-- start --

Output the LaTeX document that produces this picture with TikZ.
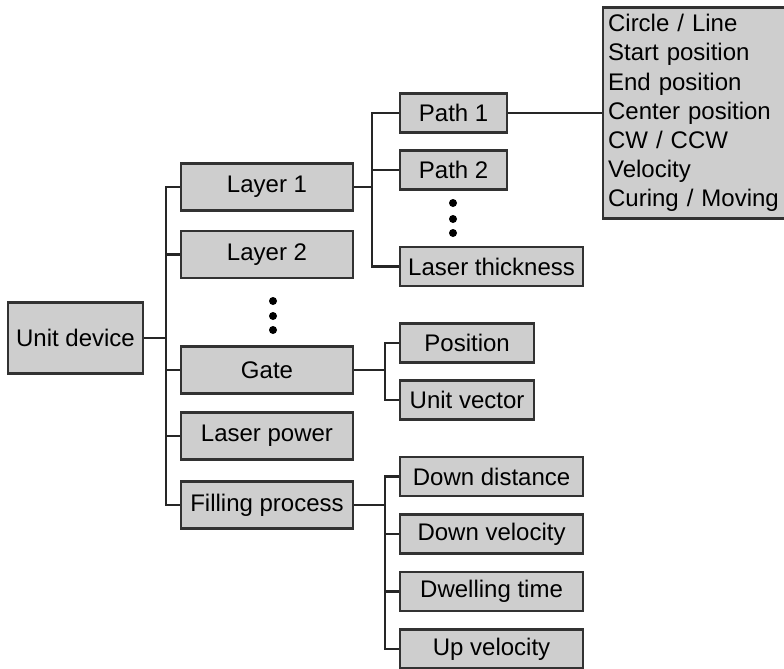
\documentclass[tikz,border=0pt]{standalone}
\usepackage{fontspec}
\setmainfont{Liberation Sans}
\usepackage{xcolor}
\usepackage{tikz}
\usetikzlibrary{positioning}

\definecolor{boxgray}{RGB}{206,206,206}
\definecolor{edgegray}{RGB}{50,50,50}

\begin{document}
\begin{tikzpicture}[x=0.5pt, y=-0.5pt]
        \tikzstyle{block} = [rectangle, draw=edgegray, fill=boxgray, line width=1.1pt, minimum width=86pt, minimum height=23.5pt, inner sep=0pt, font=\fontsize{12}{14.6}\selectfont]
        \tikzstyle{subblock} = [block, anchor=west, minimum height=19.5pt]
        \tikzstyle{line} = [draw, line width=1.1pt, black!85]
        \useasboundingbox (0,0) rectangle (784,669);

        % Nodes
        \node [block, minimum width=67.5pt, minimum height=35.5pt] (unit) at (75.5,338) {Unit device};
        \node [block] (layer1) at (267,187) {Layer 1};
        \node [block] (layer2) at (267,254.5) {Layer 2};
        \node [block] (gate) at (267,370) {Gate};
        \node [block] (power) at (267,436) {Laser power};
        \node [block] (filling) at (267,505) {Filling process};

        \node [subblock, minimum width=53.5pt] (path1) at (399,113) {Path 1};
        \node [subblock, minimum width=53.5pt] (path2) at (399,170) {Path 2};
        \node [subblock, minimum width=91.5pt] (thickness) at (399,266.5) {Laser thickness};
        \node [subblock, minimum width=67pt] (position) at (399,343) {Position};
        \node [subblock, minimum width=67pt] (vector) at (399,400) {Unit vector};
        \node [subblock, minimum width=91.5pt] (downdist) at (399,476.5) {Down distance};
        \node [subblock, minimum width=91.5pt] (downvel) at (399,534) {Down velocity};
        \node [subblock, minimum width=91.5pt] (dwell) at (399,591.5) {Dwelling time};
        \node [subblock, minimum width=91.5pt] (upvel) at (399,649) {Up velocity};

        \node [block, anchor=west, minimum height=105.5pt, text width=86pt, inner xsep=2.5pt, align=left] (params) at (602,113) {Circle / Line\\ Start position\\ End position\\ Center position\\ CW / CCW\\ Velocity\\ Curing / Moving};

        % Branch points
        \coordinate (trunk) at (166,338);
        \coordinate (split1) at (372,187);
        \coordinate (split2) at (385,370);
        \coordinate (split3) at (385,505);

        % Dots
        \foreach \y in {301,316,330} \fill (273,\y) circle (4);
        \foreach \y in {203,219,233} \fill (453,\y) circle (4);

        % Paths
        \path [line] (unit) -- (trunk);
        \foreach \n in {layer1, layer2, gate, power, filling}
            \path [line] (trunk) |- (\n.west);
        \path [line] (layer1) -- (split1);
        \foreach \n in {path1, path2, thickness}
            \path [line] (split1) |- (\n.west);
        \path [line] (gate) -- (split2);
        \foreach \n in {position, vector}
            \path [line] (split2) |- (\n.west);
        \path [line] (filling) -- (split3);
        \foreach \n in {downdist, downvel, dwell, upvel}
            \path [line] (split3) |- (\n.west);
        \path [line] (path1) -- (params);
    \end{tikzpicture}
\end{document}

-- end --

- _Challenge_: Skip every picture and return the lines above from the top through the one that contains "[block] (filling) at".

- _Exercise response_:
Output the LaTeX document that produces this picture with TikZ.
\documentclass[tikz,border=0pt]{standalone}
\usepackage{fontspec}
\setmainfont{Liberation Sans}
\usepackage{xcolor}
\usepackage{tikz}
\usetikzlibrary{positioning}

\definecolor{boxgray}{RGB}{206,206,206}
\definecolor{edgegray}{RGB}{50,50,50}

\begin{document}
\begin{tikzpicture}[x=0.5pt, y=-0.5pt]
        \tikzstyle{block} = [rectangle, draw=edgegray, fill=boxgray, line width=1.1pt, minimum width=86pt, minimum height=23.5pt, inner sep=0pt, font=\fontsize{12}{14.6}\selectfont]
        \tikzstyle{subblock} = [block, anchor=west, minimum height=19.5pt]
        \tikzstyle{line} = [draw, line width=1.1pt, black!85]
        \useasboundingbox (0,0) rectangle (784,669);

        % Nodes
        \node [block, minimum width=67.5pt, minimum height=35.5pt] (unit) at (75.5,338) {Unit device};
        \node [block] (layer1) at (267,187) {Layer 1};
        \node [block] (layer2) at (267,254.5) {Layer 2};
        \node [block] (gate) at (267,370) {Gate};
        \node [block] (power) at (267,436) {Laser power};
        \node [block] (filling) at (267,505) {Filling process};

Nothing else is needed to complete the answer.